-- BEGIN --
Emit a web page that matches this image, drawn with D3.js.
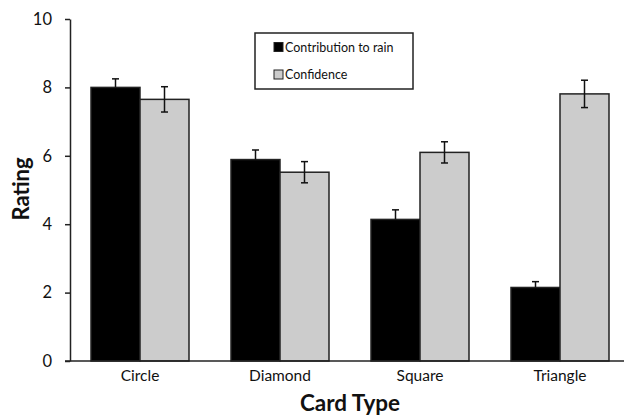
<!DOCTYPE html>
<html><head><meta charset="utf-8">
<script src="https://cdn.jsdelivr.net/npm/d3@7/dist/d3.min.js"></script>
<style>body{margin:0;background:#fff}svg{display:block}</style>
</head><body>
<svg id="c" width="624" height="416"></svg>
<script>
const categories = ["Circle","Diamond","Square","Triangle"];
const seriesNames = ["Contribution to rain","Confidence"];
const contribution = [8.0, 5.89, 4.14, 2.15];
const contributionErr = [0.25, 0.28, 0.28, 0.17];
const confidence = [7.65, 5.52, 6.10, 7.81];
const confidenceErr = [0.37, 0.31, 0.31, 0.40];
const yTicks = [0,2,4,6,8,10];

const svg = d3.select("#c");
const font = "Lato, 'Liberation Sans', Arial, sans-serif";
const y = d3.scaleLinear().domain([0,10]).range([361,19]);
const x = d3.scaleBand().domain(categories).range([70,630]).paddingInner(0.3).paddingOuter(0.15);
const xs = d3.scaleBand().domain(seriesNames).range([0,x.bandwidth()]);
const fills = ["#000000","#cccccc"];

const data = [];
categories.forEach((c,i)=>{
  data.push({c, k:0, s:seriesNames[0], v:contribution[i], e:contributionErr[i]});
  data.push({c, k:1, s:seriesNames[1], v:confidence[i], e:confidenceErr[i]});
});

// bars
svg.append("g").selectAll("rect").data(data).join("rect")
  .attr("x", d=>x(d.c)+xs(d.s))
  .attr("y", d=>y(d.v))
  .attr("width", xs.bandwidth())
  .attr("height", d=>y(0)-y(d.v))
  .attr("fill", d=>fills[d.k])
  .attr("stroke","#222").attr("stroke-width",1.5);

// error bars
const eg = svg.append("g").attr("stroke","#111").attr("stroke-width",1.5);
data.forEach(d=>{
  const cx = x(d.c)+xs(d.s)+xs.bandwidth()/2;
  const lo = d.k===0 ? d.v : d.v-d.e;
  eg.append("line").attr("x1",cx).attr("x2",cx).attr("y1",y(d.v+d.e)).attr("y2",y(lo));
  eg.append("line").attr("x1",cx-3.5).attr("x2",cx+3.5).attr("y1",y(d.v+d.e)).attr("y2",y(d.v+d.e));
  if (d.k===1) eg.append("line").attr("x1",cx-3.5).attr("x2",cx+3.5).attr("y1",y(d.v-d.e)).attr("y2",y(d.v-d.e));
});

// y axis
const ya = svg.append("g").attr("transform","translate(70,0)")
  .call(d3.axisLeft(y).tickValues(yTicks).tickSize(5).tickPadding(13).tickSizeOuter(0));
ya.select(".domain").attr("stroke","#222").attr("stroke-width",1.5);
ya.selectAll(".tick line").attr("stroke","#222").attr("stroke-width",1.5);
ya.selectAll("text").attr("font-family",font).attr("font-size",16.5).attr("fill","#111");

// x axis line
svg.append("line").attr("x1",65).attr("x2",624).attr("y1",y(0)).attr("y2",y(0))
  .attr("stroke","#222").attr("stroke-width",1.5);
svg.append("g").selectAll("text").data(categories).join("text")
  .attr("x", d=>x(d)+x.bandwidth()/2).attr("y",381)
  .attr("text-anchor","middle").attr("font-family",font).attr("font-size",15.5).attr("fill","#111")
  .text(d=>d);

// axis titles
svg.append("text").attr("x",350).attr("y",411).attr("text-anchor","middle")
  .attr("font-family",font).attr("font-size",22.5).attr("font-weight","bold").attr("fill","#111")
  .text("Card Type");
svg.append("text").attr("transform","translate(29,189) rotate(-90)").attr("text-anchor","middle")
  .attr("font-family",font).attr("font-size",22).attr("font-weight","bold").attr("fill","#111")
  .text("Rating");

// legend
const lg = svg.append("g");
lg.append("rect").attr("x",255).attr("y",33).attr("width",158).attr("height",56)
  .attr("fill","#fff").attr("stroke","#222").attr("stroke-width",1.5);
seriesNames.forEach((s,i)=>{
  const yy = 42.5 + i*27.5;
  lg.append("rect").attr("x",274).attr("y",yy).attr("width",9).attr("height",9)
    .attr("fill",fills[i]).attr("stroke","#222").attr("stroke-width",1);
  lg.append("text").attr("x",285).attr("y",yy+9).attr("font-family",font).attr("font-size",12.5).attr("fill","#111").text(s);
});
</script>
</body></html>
-- END --
Transcribe the listing above verbatim. Omit the pictures.

Emit a web page that matches this image, drawn with D3.js.
<!DOCTYPE html>
<html><head><meta charset="utf-8">
<script src="https://cdn.jsdelivr.net/npm/d3@7/dist/d3.min.js"></script>
<style>body{margin:0;background:#fff}svg{display:block}</style>
</head><body>
<svg id="c" width="624" height="416"></svg>
<script>
const categories = ["Circle","Diamond","Square","Triangle"];
const seriesNames = ["Contribution to rain","Confidence"];
const contribution = [8.0, 5.89, 4.14, 2.15];
const contributionErr = [0.25, 0.28, 0.28, 0.17];
const confidence = [7.65, 5.52, 6.10, 7.81];
const confidenceErr = [0.37, 0.31, 0.31, 0.40];
const yTicks = [0,2,4,6,8,10];

const svg = d3.select("#c");
const font = "Lato, 'Liberation Sans', Arial, sans-serif";
const y = d3.scaleLinear().domain([0,10]).range([361,19]);
const x = d3.scaleBand().domain(categories).range([70,630]).paddingInner(0.3).paddingOuter(0.15);
const xs = d3.scaleBand().domain(seriesNames).range([0,x.bandwidth()]);
const fills = ["#000000","#cccccc"];

const data = [];
categories.forEach((c,i)=>{
  data.push({c, k:0, s:seriesNames[0], v:contribution[i], e:contributionErr[i]});
  data.push({c, k:1, s:seriesNames[1], v:confidence[i], e:confidenceErr[i]});
});

// bars
svg.append("g").selectAll("rect").data(data).join("rect")
  .attr("x", d=>x(d.c)+xs(d.s))
  .attr("y", d=>y(d.v))
  .attr("width", xs.bandwidth())
  .attr("height", d=>y(0)-y(d.v))
  .attr("fill", d=>fills[d.k])
  .attr("stroke","#222").attr("stroke-width",1.5);

// error bars
const eg = svg.append("g").attr("stroke","#111").attr("stroke-width",1.5);
data.forEach(d=>{
  const cx = x(d.c)+xs(d.s)+xs.bandwidth()/2;
  const lo = d.k===0 ? d.v : d.v-d.e;
  eg.append("line").attr("x1",cx).attr("x2",cx).attr("y1",y(d.v+d.e)).attr("y2",y(lo));
  eg.append("line").attr("x1",cx-3.5).attr("x2",cx+3.5).attr("y1",y(d.v+d.e)).attr("y2",y(d.v+d.e));
  if (d.k===1) eg.append("line").attr("x1",cx-3.5).attr("x2",cx+3.5).attr("y1",y(d.v-d.e)).attr("y2",y(d.v-d.e));
});

// y axis
const ya = svg.append("g").attr("transform","translate(70,0)")
  .call(d3.axisLeft(y).tickValues(yTicks).tickSize(5).tickPadding(13).tickSizeOuter(0));
ya.select(".domain").attr("stroke","#222").attr("stroke-width",1.5);
ya.selectAll(".tick line").attr("stroke","#222").attr("stroke-width",1.5);
ya.selectAll("text").attr("font-family",font).attr("font-size",16.5).attr("fill","#111");

// x axis line
svg.append("line").attr("x1",65).attr("x2",624).attr("y1",y(0)).attr("y2",y(0))
  .attr("stroke","#222").attr("stroke-width",1.5);
svg.append("g").selectAll("text").data(categories).join("text")
  .attr("x", d=>x(d)+x.bandwidth()/2).attr("y",381)
  .attr("text-anchor","middle").attr("font-family",font).attr("font-size",15.5).attr("fill","#111")
  .text(d=>d);

// axis titles
svg.append("text").attr("x",350).attr("y",411).attr("text-anchor","middle")
  .attr("font-family",font).attr("font-size",22.5).attr("font-weight","bold").attr("fill","#111")
  .text("Card Type");
svg.append("text").attr("transform","translate(29,189) rotate(-90)").attr("text-anchor","middle")
  .attr("font-family",font).attr("font-size",22).attr("font-weight","bold").attr("fill","#111")
  .text("Rating");

// legend
const lg = svg.append("g");
lg.append("rect").attr("x",255).attr("y",33).attr("width",158).attr("height",56)
  .attr("fill","#fff").attr("stroke","#222").attr("stroke-width",1.5);
seriesNames.forEach((s,i)=>{
  const yy = 42.5 + i*27.5;
  lg.append("rect").attr("x",274).attr("y",yy).attr("width",9).attr("height",9)
    .attr("fill",fills[i]).attr("stroke","#222").attr("stroke-width",1);
  lg.append("text").attr("x",285).attr("y",yy+9).attr("font-family",font).attr("font-size",12.5).attr("fill","#111").text(s);
});
</script>
</body></html>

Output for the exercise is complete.